• **WRITTEN PROBLEM**
Set down, exactly as written, the lines from the top of the data to the line that holds "0.04, 0.05, 0.05, 0.04, 0.04, 0.03, 0.04, 0.04]", and omit the pictures.
#### INFORMATION SUPPLIED ####
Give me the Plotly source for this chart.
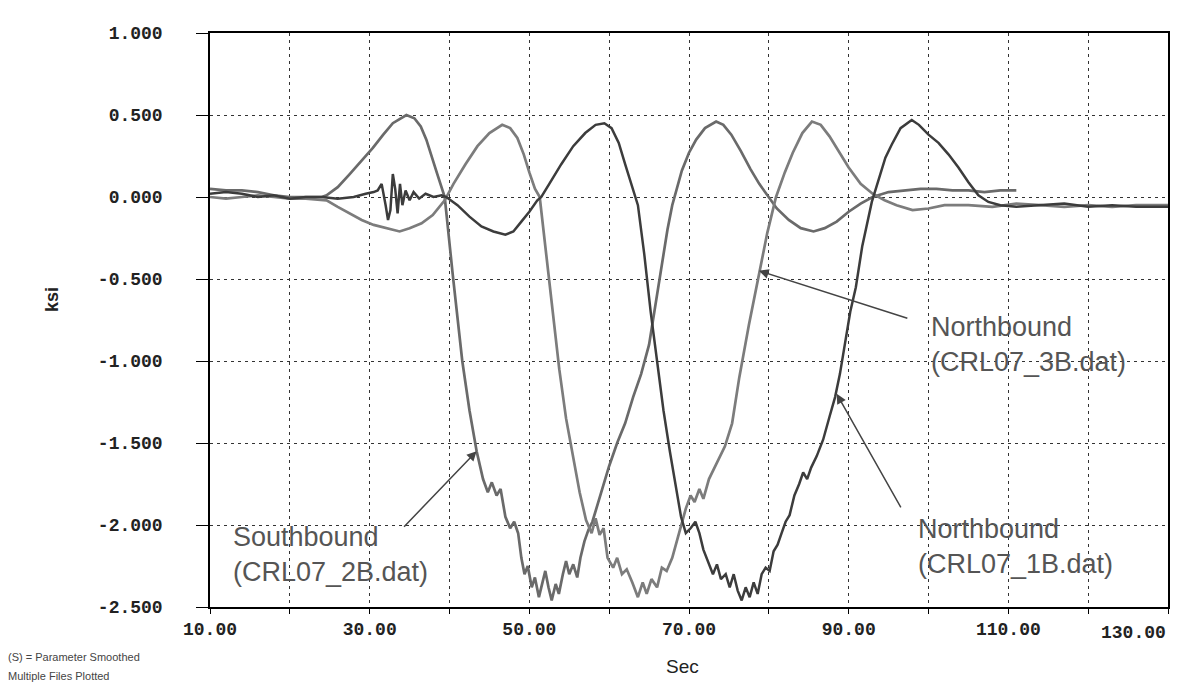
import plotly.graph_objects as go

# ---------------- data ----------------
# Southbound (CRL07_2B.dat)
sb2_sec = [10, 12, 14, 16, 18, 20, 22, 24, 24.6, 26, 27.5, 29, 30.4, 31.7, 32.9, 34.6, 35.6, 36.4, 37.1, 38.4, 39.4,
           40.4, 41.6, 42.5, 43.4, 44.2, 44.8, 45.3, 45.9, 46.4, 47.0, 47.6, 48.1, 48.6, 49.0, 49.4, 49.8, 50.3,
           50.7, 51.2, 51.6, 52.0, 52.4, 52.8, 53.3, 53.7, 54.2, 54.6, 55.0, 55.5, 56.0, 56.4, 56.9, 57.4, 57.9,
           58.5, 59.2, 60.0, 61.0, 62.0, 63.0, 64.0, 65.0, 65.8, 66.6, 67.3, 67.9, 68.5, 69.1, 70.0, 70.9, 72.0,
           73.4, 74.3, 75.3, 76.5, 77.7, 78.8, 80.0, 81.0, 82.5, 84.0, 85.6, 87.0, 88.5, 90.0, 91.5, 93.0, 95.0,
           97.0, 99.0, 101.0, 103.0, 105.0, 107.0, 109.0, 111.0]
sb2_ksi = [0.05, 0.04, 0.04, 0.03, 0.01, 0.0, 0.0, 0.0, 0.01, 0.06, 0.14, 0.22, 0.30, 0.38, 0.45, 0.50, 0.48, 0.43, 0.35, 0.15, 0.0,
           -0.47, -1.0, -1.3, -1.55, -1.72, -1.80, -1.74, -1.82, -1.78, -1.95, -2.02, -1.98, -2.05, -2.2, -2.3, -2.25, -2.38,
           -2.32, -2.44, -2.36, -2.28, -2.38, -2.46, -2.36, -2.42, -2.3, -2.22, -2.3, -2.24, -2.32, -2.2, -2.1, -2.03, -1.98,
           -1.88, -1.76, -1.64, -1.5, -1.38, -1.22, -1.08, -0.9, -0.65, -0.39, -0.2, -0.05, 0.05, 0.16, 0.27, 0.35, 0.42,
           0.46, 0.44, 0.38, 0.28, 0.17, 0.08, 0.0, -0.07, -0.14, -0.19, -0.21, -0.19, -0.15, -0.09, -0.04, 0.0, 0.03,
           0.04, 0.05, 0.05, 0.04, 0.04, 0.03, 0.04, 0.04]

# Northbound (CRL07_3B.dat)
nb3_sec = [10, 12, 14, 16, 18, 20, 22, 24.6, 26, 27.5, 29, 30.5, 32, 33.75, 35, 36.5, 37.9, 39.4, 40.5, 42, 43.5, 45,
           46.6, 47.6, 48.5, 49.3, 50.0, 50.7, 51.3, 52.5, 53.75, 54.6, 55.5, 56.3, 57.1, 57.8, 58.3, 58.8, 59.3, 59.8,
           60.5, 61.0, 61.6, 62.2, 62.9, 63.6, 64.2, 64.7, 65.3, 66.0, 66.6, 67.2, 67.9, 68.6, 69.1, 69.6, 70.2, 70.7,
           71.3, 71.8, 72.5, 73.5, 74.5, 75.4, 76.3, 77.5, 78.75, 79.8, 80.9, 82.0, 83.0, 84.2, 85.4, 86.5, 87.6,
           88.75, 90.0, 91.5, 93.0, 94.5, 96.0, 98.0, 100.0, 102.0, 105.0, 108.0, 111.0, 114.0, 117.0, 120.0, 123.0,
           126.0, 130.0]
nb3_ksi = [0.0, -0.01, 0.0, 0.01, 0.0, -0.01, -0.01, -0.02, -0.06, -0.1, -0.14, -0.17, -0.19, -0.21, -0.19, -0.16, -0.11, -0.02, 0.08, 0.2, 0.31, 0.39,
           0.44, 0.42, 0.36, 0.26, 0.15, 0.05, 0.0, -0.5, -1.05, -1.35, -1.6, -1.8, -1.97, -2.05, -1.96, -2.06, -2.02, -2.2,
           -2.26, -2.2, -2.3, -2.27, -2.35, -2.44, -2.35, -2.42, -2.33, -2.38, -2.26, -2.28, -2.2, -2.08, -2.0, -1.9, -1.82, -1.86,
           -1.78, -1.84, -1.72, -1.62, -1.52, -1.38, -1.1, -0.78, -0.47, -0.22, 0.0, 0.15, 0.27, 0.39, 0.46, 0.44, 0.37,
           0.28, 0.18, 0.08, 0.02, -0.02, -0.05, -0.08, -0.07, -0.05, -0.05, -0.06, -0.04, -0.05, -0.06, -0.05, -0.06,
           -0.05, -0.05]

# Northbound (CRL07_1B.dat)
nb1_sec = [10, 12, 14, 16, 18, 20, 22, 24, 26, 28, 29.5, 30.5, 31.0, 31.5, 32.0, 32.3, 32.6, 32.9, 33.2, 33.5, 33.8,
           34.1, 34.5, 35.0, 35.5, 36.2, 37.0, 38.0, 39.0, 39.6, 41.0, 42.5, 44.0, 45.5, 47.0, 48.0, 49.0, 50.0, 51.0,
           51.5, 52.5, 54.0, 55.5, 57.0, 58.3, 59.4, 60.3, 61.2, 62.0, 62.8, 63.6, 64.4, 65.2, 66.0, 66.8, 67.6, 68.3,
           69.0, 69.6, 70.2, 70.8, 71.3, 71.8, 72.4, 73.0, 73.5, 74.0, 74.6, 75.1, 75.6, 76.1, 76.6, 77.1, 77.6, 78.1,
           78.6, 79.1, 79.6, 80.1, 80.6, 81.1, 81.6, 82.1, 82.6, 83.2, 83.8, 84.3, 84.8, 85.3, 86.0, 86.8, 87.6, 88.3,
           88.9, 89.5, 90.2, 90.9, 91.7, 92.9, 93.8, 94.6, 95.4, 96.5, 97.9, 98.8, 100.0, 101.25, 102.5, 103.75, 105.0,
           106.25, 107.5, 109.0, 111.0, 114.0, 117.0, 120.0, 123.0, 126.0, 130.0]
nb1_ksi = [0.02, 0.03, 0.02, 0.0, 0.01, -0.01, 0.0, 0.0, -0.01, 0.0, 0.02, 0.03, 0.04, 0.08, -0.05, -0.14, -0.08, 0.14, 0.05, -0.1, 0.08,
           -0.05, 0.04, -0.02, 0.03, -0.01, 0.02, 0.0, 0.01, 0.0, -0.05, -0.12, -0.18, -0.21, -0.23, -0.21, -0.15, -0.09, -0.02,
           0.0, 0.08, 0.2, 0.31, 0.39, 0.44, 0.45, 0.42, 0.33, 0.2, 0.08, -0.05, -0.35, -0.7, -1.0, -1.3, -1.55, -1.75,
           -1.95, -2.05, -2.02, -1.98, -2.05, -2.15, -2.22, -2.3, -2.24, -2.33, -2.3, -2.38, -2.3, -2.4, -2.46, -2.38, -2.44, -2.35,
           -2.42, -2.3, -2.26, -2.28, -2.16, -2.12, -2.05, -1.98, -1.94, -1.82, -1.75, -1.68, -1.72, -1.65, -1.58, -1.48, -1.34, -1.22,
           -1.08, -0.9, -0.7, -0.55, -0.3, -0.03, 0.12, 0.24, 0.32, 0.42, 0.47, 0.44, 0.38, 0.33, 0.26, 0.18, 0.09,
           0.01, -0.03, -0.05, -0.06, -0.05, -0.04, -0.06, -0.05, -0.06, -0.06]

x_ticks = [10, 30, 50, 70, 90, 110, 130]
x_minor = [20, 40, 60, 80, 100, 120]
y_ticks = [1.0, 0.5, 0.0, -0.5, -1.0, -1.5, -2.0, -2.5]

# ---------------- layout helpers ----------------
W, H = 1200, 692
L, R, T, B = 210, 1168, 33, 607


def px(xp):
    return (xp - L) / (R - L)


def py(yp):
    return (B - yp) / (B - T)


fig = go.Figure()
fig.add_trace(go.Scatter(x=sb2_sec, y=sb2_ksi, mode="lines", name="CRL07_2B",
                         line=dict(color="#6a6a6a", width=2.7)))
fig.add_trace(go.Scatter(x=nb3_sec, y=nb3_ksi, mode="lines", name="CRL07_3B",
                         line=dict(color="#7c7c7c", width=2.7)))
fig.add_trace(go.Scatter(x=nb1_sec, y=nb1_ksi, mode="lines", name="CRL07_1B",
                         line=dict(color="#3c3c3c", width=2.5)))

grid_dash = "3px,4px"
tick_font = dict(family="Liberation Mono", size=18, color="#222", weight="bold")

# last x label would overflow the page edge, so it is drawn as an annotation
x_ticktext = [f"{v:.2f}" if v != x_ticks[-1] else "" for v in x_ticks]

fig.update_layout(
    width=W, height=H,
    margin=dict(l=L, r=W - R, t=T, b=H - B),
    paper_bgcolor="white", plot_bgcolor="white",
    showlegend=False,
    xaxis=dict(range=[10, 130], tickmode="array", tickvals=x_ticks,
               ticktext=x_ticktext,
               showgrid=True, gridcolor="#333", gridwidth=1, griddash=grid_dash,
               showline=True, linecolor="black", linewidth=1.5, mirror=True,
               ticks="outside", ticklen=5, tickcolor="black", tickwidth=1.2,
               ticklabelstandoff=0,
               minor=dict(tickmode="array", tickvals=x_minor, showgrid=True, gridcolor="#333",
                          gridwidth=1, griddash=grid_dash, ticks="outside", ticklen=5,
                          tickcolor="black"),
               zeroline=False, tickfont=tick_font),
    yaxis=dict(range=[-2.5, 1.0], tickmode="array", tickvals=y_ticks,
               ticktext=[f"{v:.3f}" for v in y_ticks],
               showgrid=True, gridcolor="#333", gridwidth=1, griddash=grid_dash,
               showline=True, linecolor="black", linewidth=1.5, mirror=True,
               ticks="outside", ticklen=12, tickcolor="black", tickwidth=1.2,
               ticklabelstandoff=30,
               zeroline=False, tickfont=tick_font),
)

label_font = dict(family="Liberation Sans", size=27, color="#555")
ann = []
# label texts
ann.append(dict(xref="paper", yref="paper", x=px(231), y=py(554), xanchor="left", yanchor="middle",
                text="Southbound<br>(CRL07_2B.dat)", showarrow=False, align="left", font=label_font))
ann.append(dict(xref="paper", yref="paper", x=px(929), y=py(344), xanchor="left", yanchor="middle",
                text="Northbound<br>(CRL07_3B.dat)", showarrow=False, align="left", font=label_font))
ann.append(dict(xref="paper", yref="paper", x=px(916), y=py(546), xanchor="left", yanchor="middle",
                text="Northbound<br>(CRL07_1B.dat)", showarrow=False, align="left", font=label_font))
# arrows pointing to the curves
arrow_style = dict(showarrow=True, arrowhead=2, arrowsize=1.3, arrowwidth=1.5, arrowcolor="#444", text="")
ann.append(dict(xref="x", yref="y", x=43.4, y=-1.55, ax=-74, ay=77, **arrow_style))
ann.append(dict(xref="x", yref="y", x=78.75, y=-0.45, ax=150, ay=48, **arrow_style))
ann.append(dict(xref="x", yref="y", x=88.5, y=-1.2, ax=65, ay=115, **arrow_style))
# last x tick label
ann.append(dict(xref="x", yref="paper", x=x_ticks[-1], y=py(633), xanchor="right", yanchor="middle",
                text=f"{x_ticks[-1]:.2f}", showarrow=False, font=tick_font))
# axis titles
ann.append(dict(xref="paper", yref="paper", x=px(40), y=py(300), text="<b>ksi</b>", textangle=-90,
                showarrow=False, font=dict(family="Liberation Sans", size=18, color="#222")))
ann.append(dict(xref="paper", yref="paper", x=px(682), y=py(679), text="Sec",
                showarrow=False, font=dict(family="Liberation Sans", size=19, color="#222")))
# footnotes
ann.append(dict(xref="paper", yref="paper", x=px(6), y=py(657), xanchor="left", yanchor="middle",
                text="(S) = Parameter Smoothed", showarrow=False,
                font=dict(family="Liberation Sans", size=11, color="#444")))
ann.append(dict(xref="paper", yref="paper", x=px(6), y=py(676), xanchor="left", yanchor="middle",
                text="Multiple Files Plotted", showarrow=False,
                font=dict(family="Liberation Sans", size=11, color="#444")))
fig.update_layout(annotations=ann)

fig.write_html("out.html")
####
• **RESULT OF THIS EXERCISE**
Give me the Plotly source for this chart.
import plotly.graph_objects as go

# ---------------- data ----------------
# Southbound (CRL07_2B.dat)
sb2_sec = [10, 12, 14, 16, 18, 20, 22, 24, 24.6, 26, 27.5, 29, 30.4, 31.7, 32.9, 34.6, 35.6, 36.4, 37.1, 38.4, 39.4,
           40.4, 41.6, 42.5, 43.4, 44.2, 44.8, 45.3, 45.9, 46.4, 47.0, 47.6, 48.1, 48.6, 49.0, 49.4, 49.8, 50.3,
           50.7, 51.2, 51.6, 52.0, 52.4, 52.8, 53.3, 53.7, 54.2, 54.6, 55.0, 55.5, 56.0, 56.4, 56.9, 57.4, 57.9,
           58.5, 59.2, 60.0, 61.0, 62.0, 63.0, 64.0, 65.0, 65.8, 66.6, 67.3, 67.9, 68.5, 69.1, 70.0, 70.9, 72.0,
           73.4, 74.3, 75.3, 76.5, 77.7, 78.8, 80.0, 81.0, 82.5, 84.0, 85.6, 87.0, 88.5, 90.0, 91.5, 93.0, 95.0,
           97.0, 99.0, 101.0, 103.0, 105.0, 107.0, 109.0, 111.0]
sb2_ksi = [0.05, 0.04, 0.04, 0.03, 0.01, 0.0, 0.0, 0.0, 0.01, 0.06, 0.14, 0.22, 0.30, 0.38, 0.45, 0.50, 0.48, 0.43, 0.35, 0.15, 0.0,
           -0.47, -1.0, -1.3, -1.55, -1.72, -1.80, -1.74, -1.82, -1.78, -1.95, -2.02, -1.98, -2.05, -2.2, -2.3, -2.25, -2.38,
           -2.32, -2.44, -2.36, -2.28, -2.38, -2.46, -2.36, -2.42, -2.3, -2.22, -2.3, -2.24, -2.32, -2.2, -2.1, -2.03, -1.98,
           -1.88, -1.76, -1.64, -1.5, -1.38, -1.22, -1.08, -0.9, -0.65, -0.39, -0.2, -0.05, 0.05, 0.16, 0.27, 0.35, 0.42,
           0.46, 0.44, 0.38, 0.28, 0.17, 0.08, 0.0, -0.07, -0.14, -0.19, -0.21, -0.19, -0.15, -0.09, -0.04, 0.0, 0.03,
           0.04, 0.05, 0.05, 0.04, 0.04, 0.03, 0.04, 0.04]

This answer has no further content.